:: WHAT THE EXERCISE ASKS ::
All of the listing below must be repeated word for word. Pictures are the only thing to omit.

== == ==

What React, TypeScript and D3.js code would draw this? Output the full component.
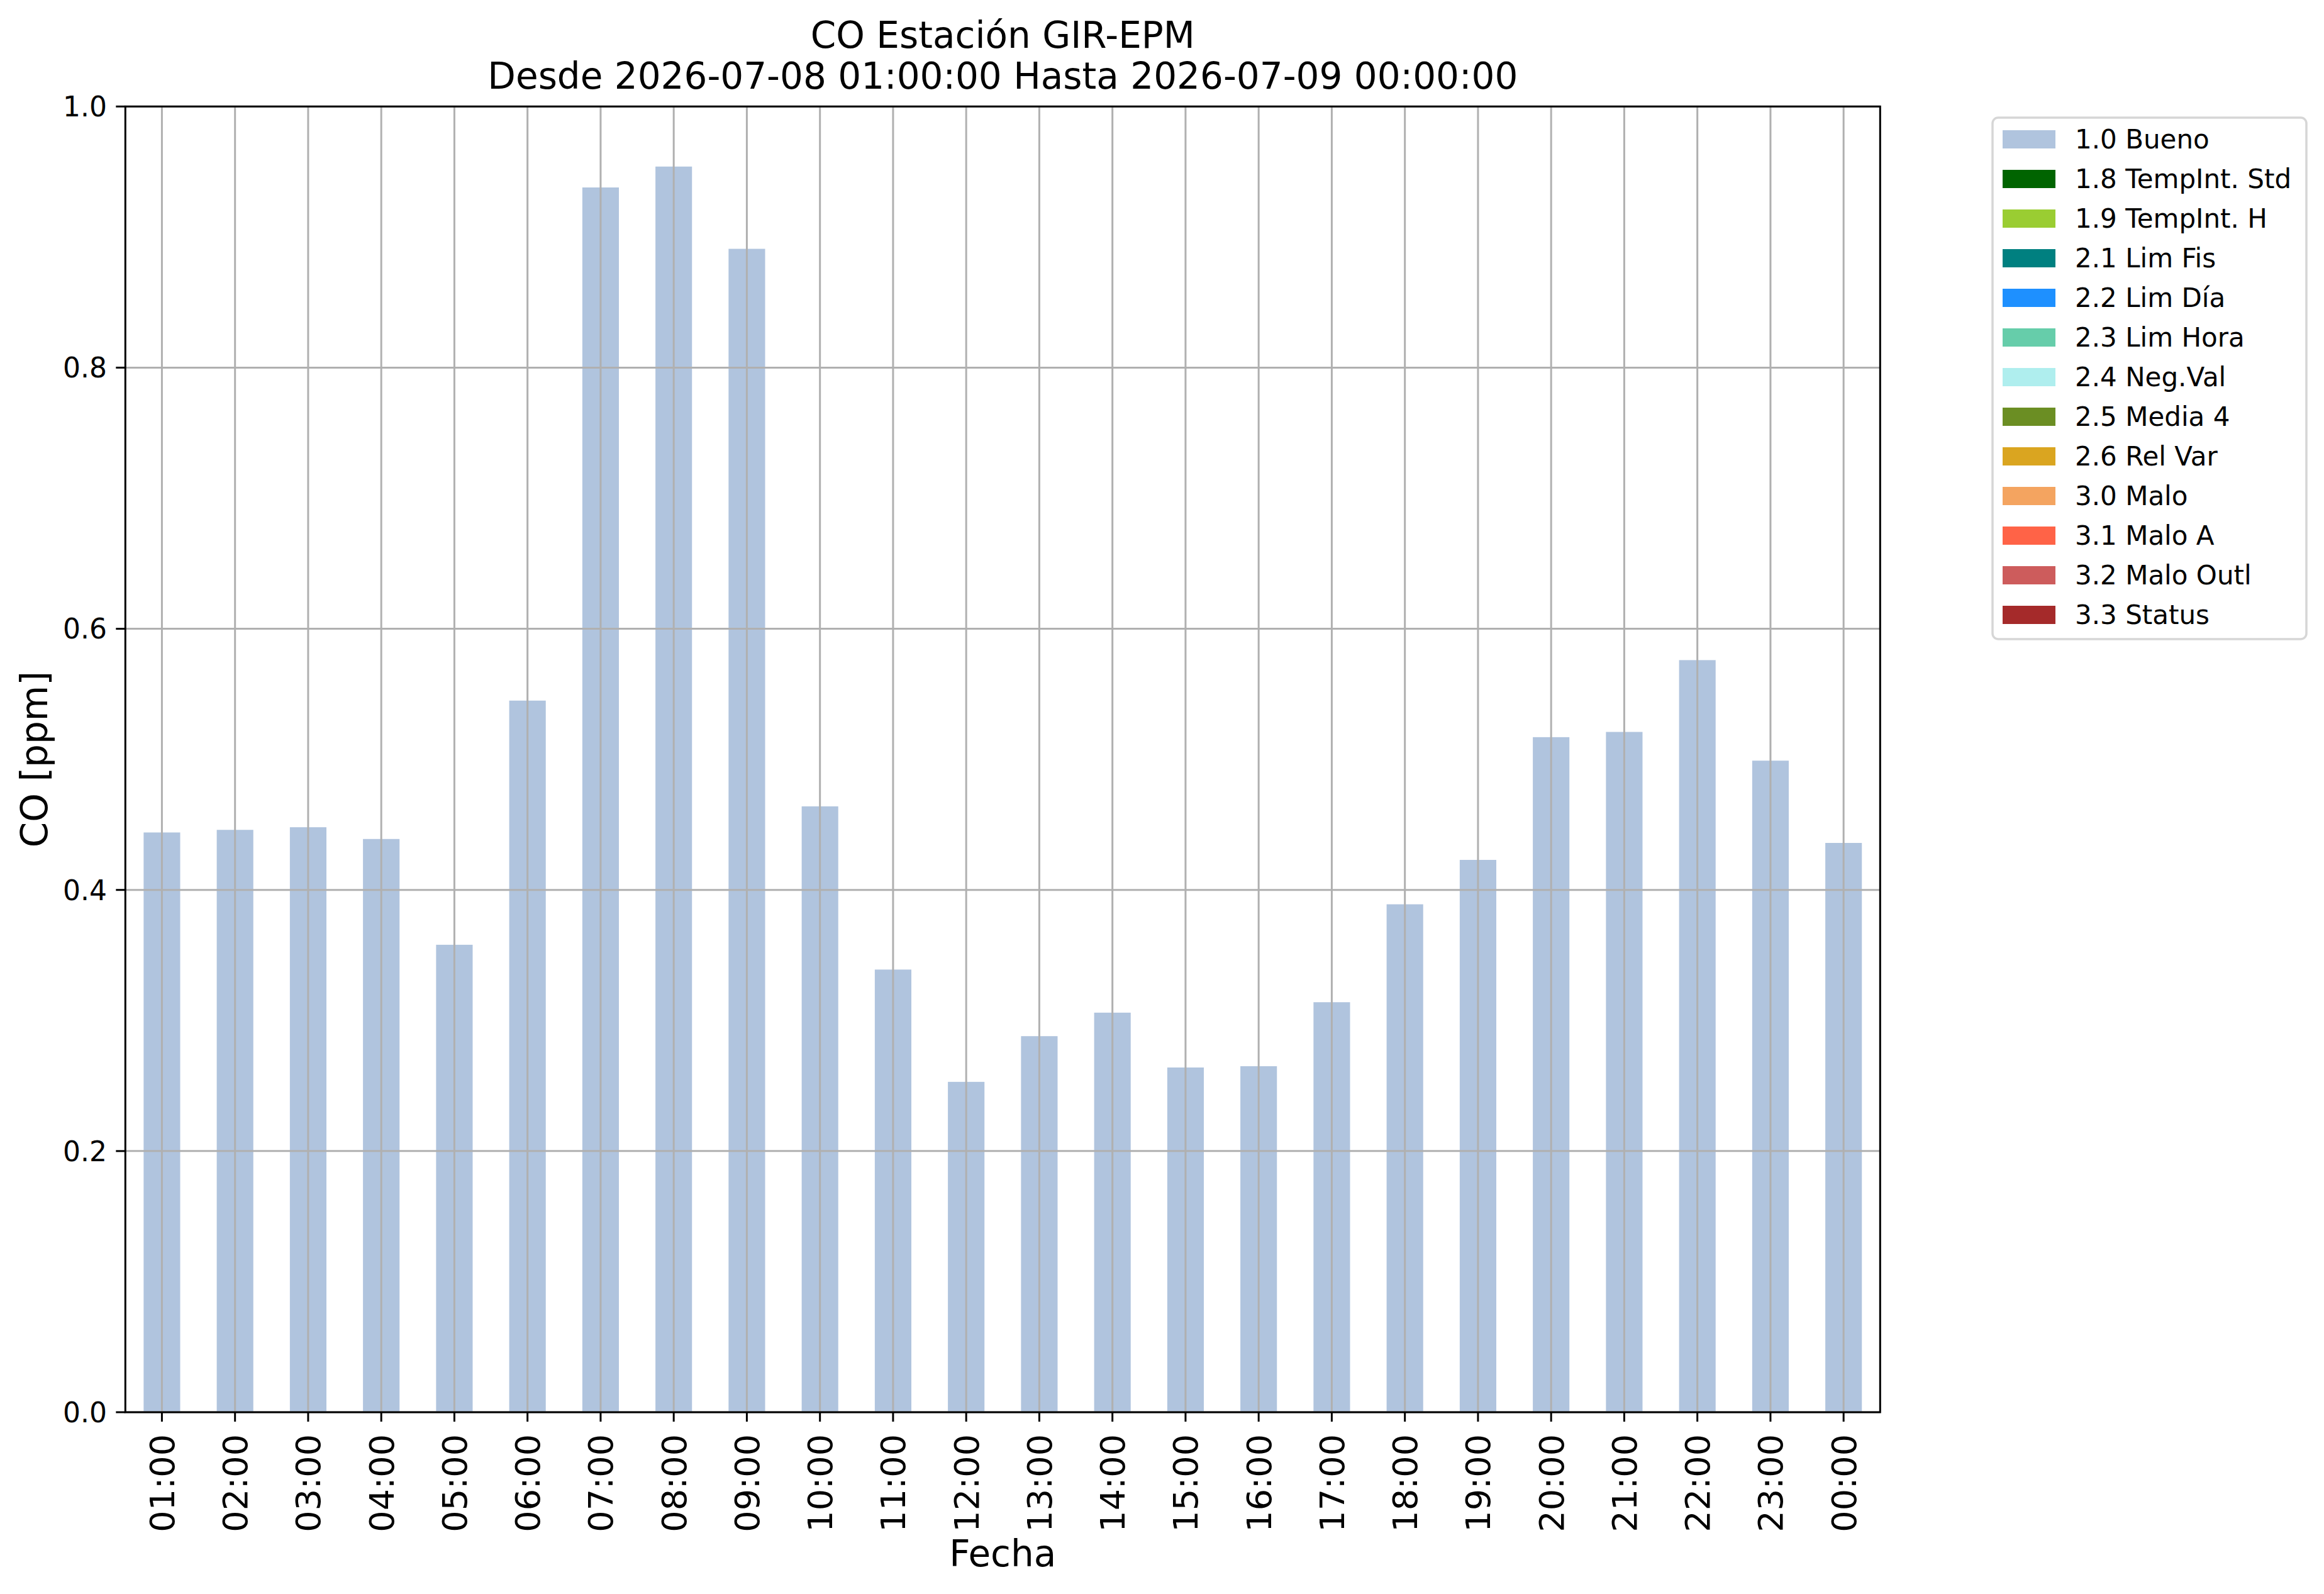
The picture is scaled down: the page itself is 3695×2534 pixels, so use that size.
import React from 'react';
import * as d3 from 'd3';

// Hourly CO concentration, station GIR-EPM
const hours = [
  '01:00', '02:00', '03:00', '04:00', '05:00', '06:00', '07:00', '08:00',
  '09:00', '10:00', '11:00', '12:00', '13:00', '14:00', '15:00', '16:00',
  '17:00', '18:00', '19:00', '20:00', '21:00', '22:00', '23:00', '00:00',
];
const coValues = [
  0.444, 0.446, 0.448, 0.439, 0.358, 0.545, 0.938, 0.954,
  0.891, 0.464, 0.339, 0.253, 0.288, 0.306, 0.264, 0.265,
  0.314, 0.389, 0.423, 0.517, 0.521, 0.576, 0.499, 0.436,
];
const yTicks = [0, 0.2, 0.4, 0.6, 0.8, 1.0];

const legendLabels = [
  '1.0 Bueno', '1.8 TempInt. Std', '1.9 TempInt. H', '2.1 Lim Fis',
  '2.2 Lim Día', '2.3 Lim Hora', '2.4 Neg.Val', '2.5 Media 4',
  '2.6 Rel Var', '3.0 Malo', '3.1 Malo A', '3.2 Malo Outl', '3.3 Status',
];
const legendColors = [
  '#b0c4de', '#006400', '#9acd32', '#008080',
  '#1e90ff', '#66cdaa', '#afeeee', '#6b8e23',
  '#daa520', '#f4a460', '#ff6347', '#cd5c5c', '#a52a2a',
];

const titleLines = ['CO Estación GIR-EPM', 'Desde 2026-07-08 01:00:00 Hasta 2026-07-09 00:00:00'];

const W = 3695;
const H = 2534;
const plot = { left: 199.3, top: 169.3, right: 2989.3, bottom: 2245 };
const font = 'DejaVu Sans, sans-serif';
const gridColor = '#b0b0b0';

export default function App() {
  const x = d3
    .scaleBand<string>()
    .domain(hours)
    .range([plot.left, plot.right])
    .paddingInner(0.5)
    .paddingOuter(0.25);

  const y = d3.scaleLinear().domain([0, 1]).range([plot.bottom, plot.top]);

  const cx = (h: string) => (x(h) ?? 0) + x.bandwidth() / 2;
  const midX = (plot.left + plot.right) / 2;
  const midY = (plot.top + plot.bottom) / 2;

  // legend geometry
  const lg = { x: 3168, y: 187, w: 499, h: 829, patchX: 3184, patchW: 84, patchH: 29, first: 207, step: 63, textX: 3299 };

  return (
    <svg
      width={W}
      height={H}
      viewBox={`0 0 ${W} ${H}`}
      style={{ position: 'absolute', left: 0, top: 0, background: '#fff' }}
      fontFamily={font}
    >
      <rect x={0} y={0} width={W} height={H} fill="#fff" />

      {/* title */}
      {titleLines.map((t, i) => (
        <text key={t} x={midX} y={76 + i * 65} textAnchor="middle" fontSize={58} fill="#000">
          {t}
        </text>
      ))}

      {/* bars */}
      {hours.map((h, i) => (
        <rect
          key={h}
          x={x(h)}
          y={y(coValues[i])}
          width={x.bandwidth()}
          height={y(0) - y(coValues[i])}
          fill="#b0c4de"
        />
      ))}

      {/* grid over bars */}
      {hours.map((h) => (
        <line key={'gx' + h} x1={cx(h)} x2={cx(h)} y1={plot.top} y2={plot.bottom} stroke={gridColor} strokeWidth={3} />
      ))}
      {yTicks.map((t) => (
        <line key={'gy' + t} x1={plot.left} x2={plot.right} y1={y(t)} y2={y(t)} stroke={gridColor} strokeWidth={3} />
      ))}

      {/* spines */}
      <rect
        x={plot.left}
        y={plot.top}
        width={plot.right - plot.left}
        height={plot.bottom - plot.top}
        fill="none"
        stroke="#000"
        strokeWidth={3}
      />

      {/* y ticks */}
      {yTicks.map((t) => (
        <g key={'yt' + t}>
          <line x1={plot.left - 15} x2={plot.left} y1={y(t)} y2={y(t)} stroke="#000" strokeWidth={3} />
          <text x={170} y={y(t)} dy="0.36em" textAnchor="end" fontSize={44} fill="#000">
            {d3.format('.1f')(t)}
          </text>
        </g>
      ))}

      {/* x ticks */}
      {hours.map((h) => (
        <g key={'xt' + h}>
          <line x1={cx(h)} x2={cx(h)} y1={plot.bottom} y2={plot.bottom + 15} stroke="#000" strokeWidth={3} />
          <text
            transform={`translate(${cx(h)},2280) rotate(-90)`}
            dy="0.36em"
            textAnchor="end"
            fontSize={54}
            fill="#000"
          >
            {h}
          </text>
        </g>
      ))}

      {/* axis labels */}
      <text x={midX} y={2490} textAnchor="middle" fontSize={58} fill="#000">
        Fecha
      </text>
      <text transform={`translate(75,${midY}) rotate(-90)`} textAnchor="middle" fontSize={58} fill="#000">
        CO [ppm]
      </text>

      {/* legend */}
      <rect x={lg.x} y={lg.y} width={lg.w} height={lg.h} rx={9} fill="#fff" stroke="#d6d6d6" strokeWidth={3.5} />
      {legendLabels.map((label, i) => (
        <g key={label}>
          <rect
            x={lg.patchX}
            y={lg.first + i * lg.step}
            width={lg.patchW}
            height={lg.patchH}
            fill={legendColors[i]}
          />
          <text x={lg.textX} y={lg.first + i * lg.step + lg.patchH} fontSize={42} fill="#000">
            {label}
          </text>
        </g>
      ))}
    </svg>
  );
}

== == ==

:: SOLUTION FOR THIS PROBLEM ::
What React, TypeScript and D3.js code would draw this? Output the full component.
The picture is scaled down: the page itself is 3695×2534 pixels, so use that size.
import React from 'react';
import * as d3 from 'd3';

// Hourly CO concentration, station GIR-EPM
const hours = [
  '01:00', '02:00', '03:00', '04:00', '05:00', '06:00', '07:00', '08:00',
  '09:00', '10:00', '11:00', '12:00', '13:00', '14:00', '15:00', '16:00',
  '17:00', '18:00', '19:00', '20:00', '21:00', '22:00', '23:00', '00:00',
];
const coValues = [
  0.444, 0.446, 0.448, 0.439, 0.358, 0.545, 0.938, 0.954,
  0.891, 0.464, 0.339, 0.253, 0.288, 0.306, 0.264, 0.265,
  0.314, 0.389, 0.423, 0.517, 0.521, 0.576, 0.499, 0.436,
];
const yTicks = [0, 0.2, 0.4, 0.6, 0.8, 1.0];

const legendLabels = [
  '1.0 Bueno', '1.8 TempInt. Std', '1.9 TempInt. H', '2.1 Lim Fis',
  '2.2 Lim Día', '2.3 Lim Hora', '2.4 Neg.Val', '2.5 Media 4',
  '2.6 Rel Var', '3.0 Malo', '3.1 Malo A', '3.2 Malo Outl', '3.3 Status',
];
const legendColors = [
  '#b0c4de', '#006400', '#9acd32', '#008080',
  '#1e90ff', '#66cdaa', '#afeeee', '#6b8e23',
  '#daa520', '#f4a460', '#ff6347', '#cd5c5c', '#a52a2a',
];

const titleLines = ['CO Estación GIR-EPM', 'Desde 2026-07-08 01:00:00 Hasta 2026-07-09 00:00:00'];

const W = 3695;
const H = 2534;
const plot = { left: 199.3, top: 169.3, right: 2989.3, bottom: 2245 };
const font = 'DejaVu Sans, sans-serif';
const gridColor = '#b0b0b0';

export default function App() {
  const x = d3
    .scaleBand<string>()
    .domain(hours)
    .range([plot.left, plot.right])
    .paddingInner(0.5)
    .paddingOuter(0.25);

  const y = d3.scaleLinear().domain([0, 1]).range([plot.bottom, plot.top]);

  const cx = (h: string) => (x(h) ?? 0) + x.bandwidth() / 2;
  const midX = (plot.left + plot.right) / 2;
  const midY = (plot.top + plot.bottom) / 2;

  // legend geometry
  const lg = { x: 3168, y: 187, w: 499, h: 829, patchX: 3184, patchW: 84, patchH: 29, first: 207, step: 63, textX: 3299 };

  return (
    <svg
      width={W}
      height={H}
      viewBox={`0 0 ${W} ${H}`}
      style={{ position: 'absolute', left: 0, top: 0, background: '#fff' }}
      fontFamily={font}
    >
      <rect x={0} y={0} width={W} height={H} fill="#fff" />

      {/* title */}
      {titleLines.map((t, i) => (
        <text key={t} x={midX} y={76 + i * 65} textAnchor="middle" fontSize={58} fill="#000">
          {t}
        </text>
      ))}

      {/* bars */}
      {hours.map((h, i) => (
        <rect
          key={h}
          x={x(h)}
          y={y(coValues[i])}
          width={x.bandwidth()}
          height={y(0) - y(coValues[i])}
          fill="#b0c4de"
        />
      ))}

      {/* grid over bars */}
      {hours.map((h) => (
        <line key={'gx' + h} x1={cx(h)} x2={cx(h)} y1={plot.top} y2={plot.bottom} stroke={gridColor} strokeWidth={3} />
      ))}
      {yTicks.map((t) => (
        <line key={'gy' + t} x1={plot.left} x2={plot.right} y1={y(t)} y2={y(t)} stroke={gridColor} strokeWidth={3} />
      ))}

      {/* spines */}
      <rect
        x={plot.left}
        y={plot.top}
        width={plot.right - plot.left}
        height={plot.bottom - plot.top}
        fill="none"
        stroke="#000"
        strokeWidth={3}
      />

      {/* y ticks */}
      {yTicks.map((t) => (
        <g key={'yt' + t}>
          <line x1={plot.left - 15} x2={plot.left} y1={y(t)} y2={y(t)} stroke="#000" strokeWidth={3} />
          <text x={170} y={y(t)} dy="0.36em" textAnchor="end" fontSize={44} fill="#000">
            {d3.format('.1f')(t)}
          </text>
        </g>
      ))}

      {/* x ticks */}
      {hours.map((h) => (
        <g key={'xt' + h}>
          <line x1={cx(h)} x2={cx(h)} y1={plot.bottom} y2={plot.bottom + 15} stroke="#000" strokeWidth={3} />
          <text
            transform={`translate(${cx(h)},2280) rotate(-90)`}
            dy="0.36em"
            textAnchor="end"
            fontSize={54}
            fill="#000"
          >
            {h}
          </text>
        </g>
      ))}

      {/* axis labels */}
      <text x={midX} y={2490} textAnchor="middle" fontSize={58} fill="#000">
        Fecha
      </text>
      <text transform={`translate(75,${midY}) rotate(-90)`} textAnchor="middle" fontSize={58} fill="#000">
        CO [ppm]
      </text>

      {/* legend */}
      <rect x={lg.x} y={lg.y} width={lg.w} height={lg.h} rx={9} fill="#fff" stroke="#d6d6d6" strokeWidth={3.5} />
      {legendLabels.map((label, i) => (
        <g key={label}>
          <rect
            x={lg.patchX}
            y={lg.first + i * lg.step}
            width={lg.patchW}
            height={lg.patchH}
            fill={legendColors[i]}
          />
          <text x={lg.textX} y={lg.first + i * lg.step + lg.patchH} fontSize={42} fill="#000">
            {label}
          </text>
        </g>
      ))}
    </svg>
  );
}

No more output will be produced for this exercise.